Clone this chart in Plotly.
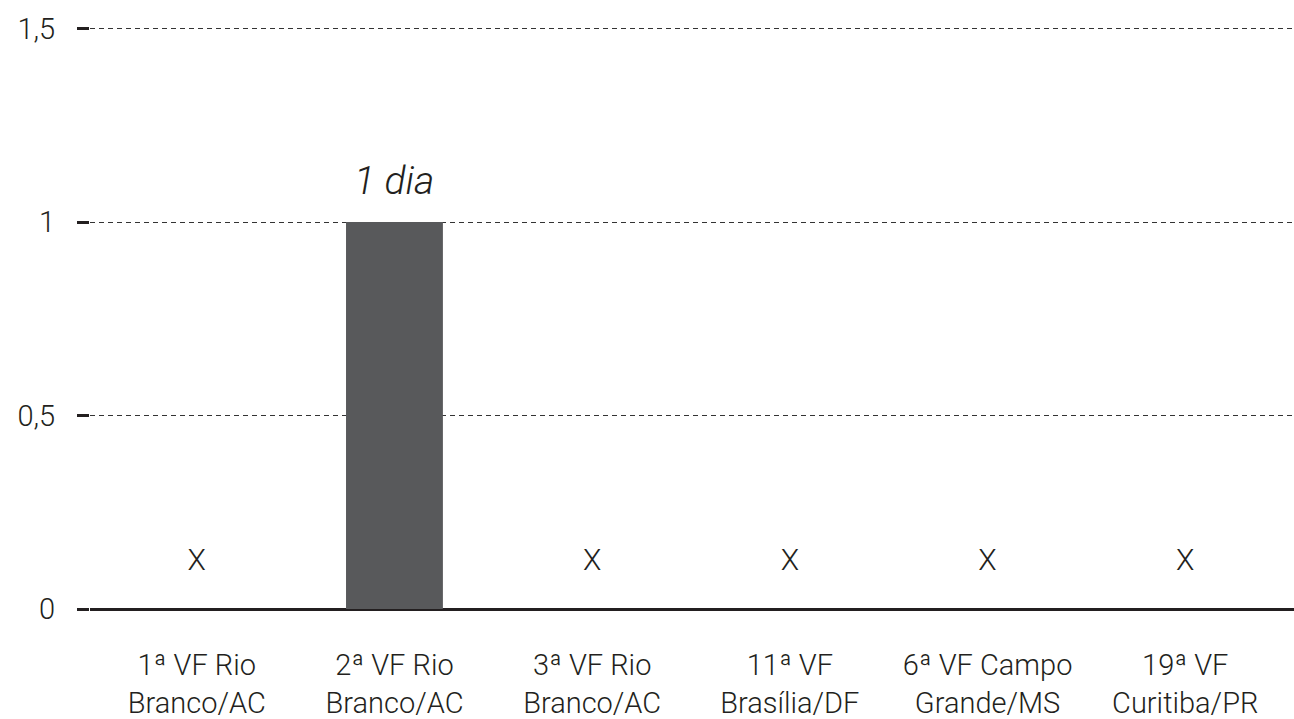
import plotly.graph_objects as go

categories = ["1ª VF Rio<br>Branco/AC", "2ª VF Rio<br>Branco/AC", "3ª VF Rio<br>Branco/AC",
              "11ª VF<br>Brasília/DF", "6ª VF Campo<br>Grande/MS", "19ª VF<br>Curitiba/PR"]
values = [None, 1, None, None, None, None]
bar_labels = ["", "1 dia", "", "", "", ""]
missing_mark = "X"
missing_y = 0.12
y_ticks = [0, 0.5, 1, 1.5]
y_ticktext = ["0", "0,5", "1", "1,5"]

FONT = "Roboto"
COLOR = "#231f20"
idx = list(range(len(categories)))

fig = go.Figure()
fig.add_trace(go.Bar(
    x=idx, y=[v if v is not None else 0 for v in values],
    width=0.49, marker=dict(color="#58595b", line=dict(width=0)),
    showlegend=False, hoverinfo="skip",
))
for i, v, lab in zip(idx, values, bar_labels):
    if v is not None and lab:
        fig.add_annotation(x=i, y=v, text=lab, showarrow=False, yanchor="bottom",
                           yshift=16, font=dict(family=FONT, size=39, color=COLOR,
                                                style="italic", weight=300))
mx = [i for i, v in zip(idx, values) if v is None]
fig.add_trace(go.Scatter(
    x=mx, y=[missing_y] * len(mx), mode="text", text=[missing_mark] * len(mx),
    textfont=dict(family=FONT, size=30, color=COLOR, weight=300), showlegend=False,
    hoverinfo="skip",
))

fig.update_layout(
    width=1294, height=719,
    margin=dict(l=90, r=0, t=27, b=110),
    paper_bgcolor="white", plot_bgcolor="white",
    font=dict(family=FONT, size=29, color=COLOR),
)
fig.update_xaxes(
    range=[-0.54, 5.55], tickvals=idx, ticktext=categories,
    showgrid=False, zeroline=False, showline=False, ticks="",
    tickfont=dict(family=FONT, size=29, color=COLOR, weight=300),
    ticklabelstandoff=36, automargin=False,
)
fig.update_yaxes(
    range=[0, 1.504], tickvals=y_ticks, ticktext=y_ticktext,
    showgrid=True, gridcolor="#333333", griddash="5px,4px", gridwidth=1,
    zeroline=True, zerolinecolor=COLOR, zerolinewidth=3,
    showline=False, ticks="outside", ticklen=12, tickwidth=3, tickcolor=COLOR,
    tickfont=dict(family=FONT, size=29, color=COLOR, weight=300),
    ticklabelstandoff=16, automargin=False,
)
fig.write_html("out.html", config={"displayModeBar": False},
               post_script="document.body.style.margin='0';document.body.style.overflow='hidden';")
- - - - - - -
Give the data again exactly as written, with all pictures left out.

Clone this chart in Plotly.
import plotly.graph_objects as go

categories = ["1ª VF Rio<br>Branco/AC", "2ª VF Rio<br>Branco/AC", "3ª VF Rio<br>Branco/AC",
              "11ª VF<br>Brasília/DF", "6ª VF Campo<br>Grande/MS", "19ª VF<br>Curitiba/PR"]
values = [None, 1, None, None, None, None]
bar_labels = ["", "1 dia", "", "", "", ""]
missing_mark = "X"
missing_y = 0.12
y_ticks = [0, 0.5, 1, 1.5]
y_ticktext = ["0", "0,5", "1", "1,5"]

FONT = "Roboto"
COLOR = "#231f20"
idx = list(range(len(categories)))

fig = go.Figure()
fig.add_trace(go.Bar(
    x=idx, y=[v if v is not None else 0 for v in values],
    width=0.49, marker=dict(color="#58595b", line=dict(width=0)),
    showlegend=False, hoverinfo="skip",
))
for i, v, lab in zip(idx, values, bar_labels):
    if v is not None and lab:
        fig.add_annotation(x=i, y=v, text=lab, showarrow=False, yanchor="bottom",
                           yshift=16, font=dict(family=FONT, size=39, color=COLOR,
                                                style="italic", weight=300))
mx = [i for i, v in zip(idx, values) if v is None]
fig.add_trace(go.Scatter(
    x=mx, y=[missing_y] * len(mx), mode="text", text=[missing_mark] * len(mx),
    textfont=dict(family=FONT, size=30, color=COLOR, weight=300), showlegend=False,
    hoverinfo="skip",
))

fig.update_layout(
    width=1294, height=719,
    margin=dict(l=90, r=0, t=27, b=110),
    paper_bgcolor="white", plot_bgcolor="white",
    font=dict(family=FONT, size=29, color=COLOR),
)
fig.update_xaxes(
    range=[-0.54, 5.55], tickvals=idx, ticktext=categories,
    showgrid=False, zeroline=False, showline=False, ticks="",
    tickfont=dict(family=FONT, size=29, color=COLOR, weight=300),
    ticklabelstandoff=36, automargin=False,
)
fig.update_yaxes(
    range=[0, 1.504], tickvals=y_ticks, ticktext=y_ticktext,
    showgrid=True, gridcolor="#333333", griddash="5px,4px", gridwidth=1,
    zeroline=True, zerolinecolor=COLOR, zerolinewidth=3,
    showline=False, ticks="outside", ticklen=12, tickwidth=3, tickcolor=COLOR,
    tickfont=dict(family=FONT, size=29, color=COLOR, weight=300),
    ticklabelstandoff=16, automargin=False,
)
fig.write_html("out.html", config={"displayModeBar": False},
               post_script="document.body.style.margin='0';document.body.style.overflow='hidden';")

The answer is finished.